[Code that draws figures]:
═══

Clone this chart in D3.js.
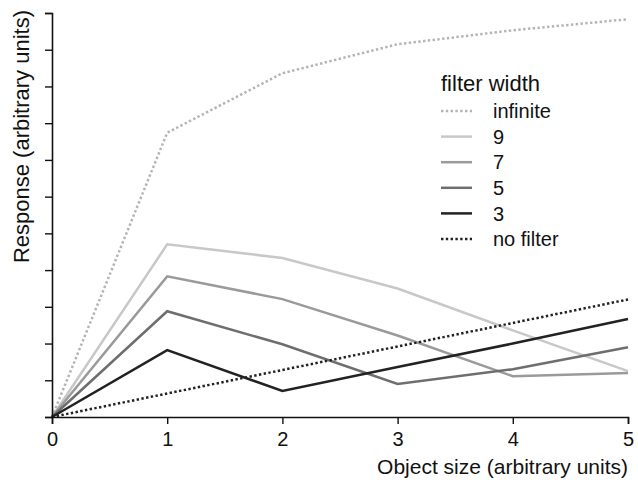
<!DOCTYPE html>
<html>
<head>
<meta charset="utf-8">
<script src="https://cdn.jsdelivr.net/npm/d3@7"></script>
<style>
  body { margin: 0; background: #fff; }
  svg text { font-family: "Liberation Sans", Arial, sans-serif; fill: #111; }
</style>
</head>
<body>
<svg id="chart" width="638" height="480"></svg>
<script>
// object size (x) and responses
const sizes = [0, 1, 2, 3, 4, 5];
const respInfinite = [0, 7.74, 9.36, 10.15, 10.53, 10.83];
const resp9 = [0, 4.70, 4.33, 3.50, 2.36, 1.25];
const resp7 = [0, 3.83, 3.21, 2.22, 1.11, 1.20];
const resp5 = [0, 2.88, 1.98, 0.90, 1.30, 1.90];
const resp3 = [0, 1.82, 0.71, 1.36, 2.00, 2.67];
const respNoFilter = [0, 0.64, 1.28, 1.92, 2.56, 3.20];

const xTicks = [0, 1, 2, 3, 4, 5];
const yTicks = d3.range(0, 12);

const series = [
  { label: 'infinite', values: respInfinite, color: '#b4b4b4', dash: '2.4,2.4' },
  { label: '9', values: resp9, color: '#c8c8c8', dash: null },
  { label: '7', values: resp7, color: '#9a9a9a', dash: null },
  { label: '5', values: resp5, color: '#6e6e6e', dash: null },
  { label: '3', values: resp3, color: '#222', dash: null },
  { label: 'no filter', values: respNoFilter, color: '#222', dash: '2.4,2.4' }
];

const svg = d3.select('#chart');
const margin = { top: 13, right: 10, bottom: 63, left: 52 };
const width = 628 - margin.left;
const height = 417 - margin.top;

const g = svg.append('g').attr('transform', `translate(${margin.left},${margin.top})`);

const x = d3.scaleLinear().domain([0, 5]).range([0, width]);
const y = d3.scaleLinear().domain([0, 11]).range([height, 0]);

// lines first, axes on top
const line = d3.line().x((d, i) => x(sizes[i])).y(d => y(d));

g.selectAll('.series')
  .data(series)
  .enter()
  .append('path')
  .attr('class', 'series')
  .attr('fill', 'none')
  .attr('stroke', d => d.color)
  .attr('stroke-width', 2.5)
  .attr('stroke-linejoin', 'miter')
  .attr('stroke-dasharray', d => d.dash)
  .attr('d', d => line(d.values));

// x axis
const xAxis = g.append('g')
  .attr('transform', `translate(0,${height})`)
  .call(d3.axisBottom(x).tickValues(xTicks).tickSize(7).tickPadding(8).tickFormat(d3.format('d')));
xAxis.select('.domain').attr('stroke', '#111').attr('stroke-width', 1.6);
xAxis.selectAll('.tick line').attr('stroke', '#111').attr('stroke-width', 1.4);
xAxis.selectAll('.tick text').attr('font-size', 20).attr('fill', '#111');

// y axis, no labels
const yAxis = g.append('g')
  .call(d3.axisLeft(y).tickValues(yTicks).tickSize(7).tickFormat(''));
yAxis.select('.domain').attr('stroke', '#111').attr('stroke-width', 1.6);
yAxis.selectAll('.tick line').attr('stroke', '#111').attr('stroke-width', 1.4);

// axis titles
svg.append('text')
  .attr('x', 628)
  .attr('y', 474)
  .attr('text-anchor', 'end')
  .attr('font-size', 21)
  .text('Object size (arbitrary units)');

svg.append('text')
  .attr('transform', 'translate(29,10) rotate(-90)')
  .attr('text-anchor', 'end')
  .attr('font-size', 22)
  .text('Response (arbitrary units)');

// legend
const legend = svg.append('g').attr('transform', 'translate(441,0)');
legend.append('text')
  .attr('x', 0)
  .attr('y', 91)
  .attr('font-size', 22)
  .text('filter width');

const item = legend.selectAll('.item')
  .data(series)
  .enter()
  .append('g')
  .attr('class', 'item')
  .attr('transform', (d, i) => `translate(0,${111 + i * 25.6})`);

item.append('line')
  .attr('x1', 0)
  .attr('x2', 31)
  .attr('stroke', d => d.color)
  .attr('stroke-width', 2.5)
  .attr('stroke-dasharray', d => d.dash);

item.append('text')
  .attr('x', 52)
  .attr('dy', '0.36em')
  .attr('font-size', 20)
  .text(d => d.label);
</script>
</body>
</html>
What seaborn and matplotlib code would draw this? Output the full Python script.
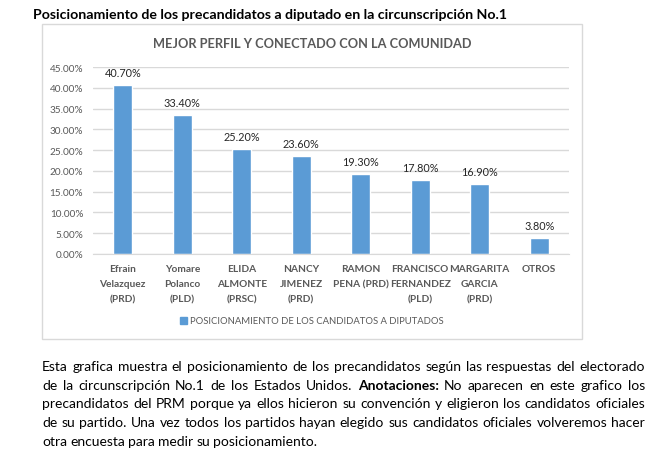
import matplotlib
matplotlib.use("Agg")
import matplotlib.pyplot as plt
import seaborn as sns
import pandas as pd
from matplotlib.patches import Rectangle, Patch

# data
candidatos = ["Efrain\nVelazquez\n(PRD)", "Yomare\nPolanco\n(PLD)", "ELIDA\nALMONTE\n(PRSC)",
              "NANCY\nJIMENEZ\n(PRD)", "RAMON\nPENA (PRD)", "FRANCISCO\nFERNANDEZ\n(PLD)",
              "MARGARITA\nGARCIA\n(PRD)", "OTROS"]
porcentajes = [40.7, 33.4, 25.2, 23.6, 19.3, 17.8, 16.9, 3.8]
y_ticks = [0, 5, 10, 15, 20, 25, 30, 35, 40, 45]

titulo = "Posicionamiento de los precandidatos a diputado en la circunscripción No.1"
titulo_grafico = "MEJOR PERFIL Y CONECTADO CON LA COMUNIDAD"
leyenda = "POSICIONAMIENTO DE LOS CANDIDATOS A DIPUTADOS"
parrafo = [
    "Esta grafica muestra el posicionamiento de los precandidatos según las respuestas del electorado",
    "de la circunscripción No.1 de los Estados Unidos.  *Anotaciones:*  No aparecen en este grafico los",
    "precandidatos del PRM porque ya ellos hicieron su convención y eligieron los candidatos oficiales",
    "de su partido. Una vez todos los partidos hayan elegido sus candidatos oficiales volveremos hacer",
    "otra encuesta para medir su posicionamiento.",
]

sns.set_style("white")
plt.rcParams["font.family"] = ["Lato", "DejaVu Sans"]

W, H = 666, 460
fig = plt.figure(figsize=(W / 100, H / 100), dpi=100)


def fx(px):
    return px / W


def fy(py):
    return 1 - py / H


BLUE = "#5B9BD5"
GRAY = "#595959"

# chart frame
fig.patches.append(Rectangle((fx(42), fy(340)), fx(582) - fx(42), fy(25) - fy(340),
                             transform=fig.transFigure, fill=False,
                             edgecolor="#D9D9D9", linewidth=1))

ax = fig.add_axes([fx(93), fy(255), fx(569) - fx(93), fy(68) - fy(255)])
df = pd.DataFrame({"candidato": candidatos, "valor": [v / 100 for v in porcentajes]})
sns.barplot(data=df, x="candidato", y="valor", color=BLUE, width=0.32,
            saturation=1, ax=ax)

ax.set_ylim(0, 0.45)
ax.set_yticks([t / 100 for t in y_ticks])
ax.set_yticklabels([f"{t:.2f}%" for t in y_ticks], color=GRAY, fontsize=7.2)
ax.tick_params(axis="y", length=0, pad=7)
ax.tick_params(axis="x", length=0, pad=7.5)
ax.set_xticks(range(len(candidatos)))
ax.set_xticklabels(candidatos, color=GRAY, fontsize=7.3, fontweight="bold", va="top")
for lbl in ax.get_xticklabels():
    lbl.set_linespacing(1.85)
ax.set_xlabel("")
ax.set_ylabel("")
ax.grid(axis="y", color="#D9D9D9", linewidth=1)
ax.set_axisbelow(True)
for s in ["top", "right", "left"]:
    ax.spines[s].set_visible(False)
ax.spines["bottom"].set_color("#D9D9D9")

for i, v in enumerate(porcentajes):
    ax.annotate(f"{v:.2f}%", (i, v / 100), xytext=(0, 5), textcoords="offset points",
                ha="center", va="bottom", fontsize=7.8, color="#262626")

fig.text(fx(312), fy(44), titulo_grafico, ha="center", va="center",
         fontsize=9.2, fontweight="bold", color=GRAY)

# legend
ax.legend(handles=[Patch(color=BLUE, label=leyenda)], loc="center",
          bbox_to_anchor=(fx(312), fy(322)), bbox_transform=fig.transFigure,
          frameon=False, handlelength=0.7, handleheight=0.7, handletextpad=0.3,
          fontsize=6.8, labelcolor=GRAY)

fig.text(fx(33), fy(15), titulo, ha="left", va="center", fontsize=10.2,
         fontweight="bold", color="black")

# justified paragraph below the chart
renderer = fig.canvas.get_renderer()
left, right = 42, 645
line_y = [367, 386, 404, 423, 442]
for n, (linea, yy) in enumerate(zip(parrafo, line_y)):
    palabras = linea.replace("  ", " ").split(" ")
    objs = []
    for p in palabras:
        bold = p.startswith("*")
        t = fig.text(0, fy(yy), p.strip("*"), ha="left", va="center", fontsize=10,
                     fontweight="bold" if bold else "normal", color="black")
        objs.append(t)
    widths = [t.get_window_extent(renderer).width for t in objs]
    if n < len(parrafo) - 1:
        gap = (right - left - sum(widths)) / (len(objs) - 1)
    else:
        gap = 3.2
    x = left
    for t, w in zip(objs, widths):
        t.set_x(fx(x))
        x += w + gap

fig.savefig("out.png", dpi=100)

═══

[Problem description]:
Out of the records above, set down only the lines from the one that contains "What seaborn and" through the one that contains "from matplotlib.patches import", unchanged and without the pictures.

[The solution]:
What seaborn and matplotlib code would draw this? Output the full Python script.
import matplotlib
matplotlib.use("Agg")
import matplotlib.pyplot as plt
import seaborn as sns
import pandas as pd
from matplotlib.patches import Rectangle, Patch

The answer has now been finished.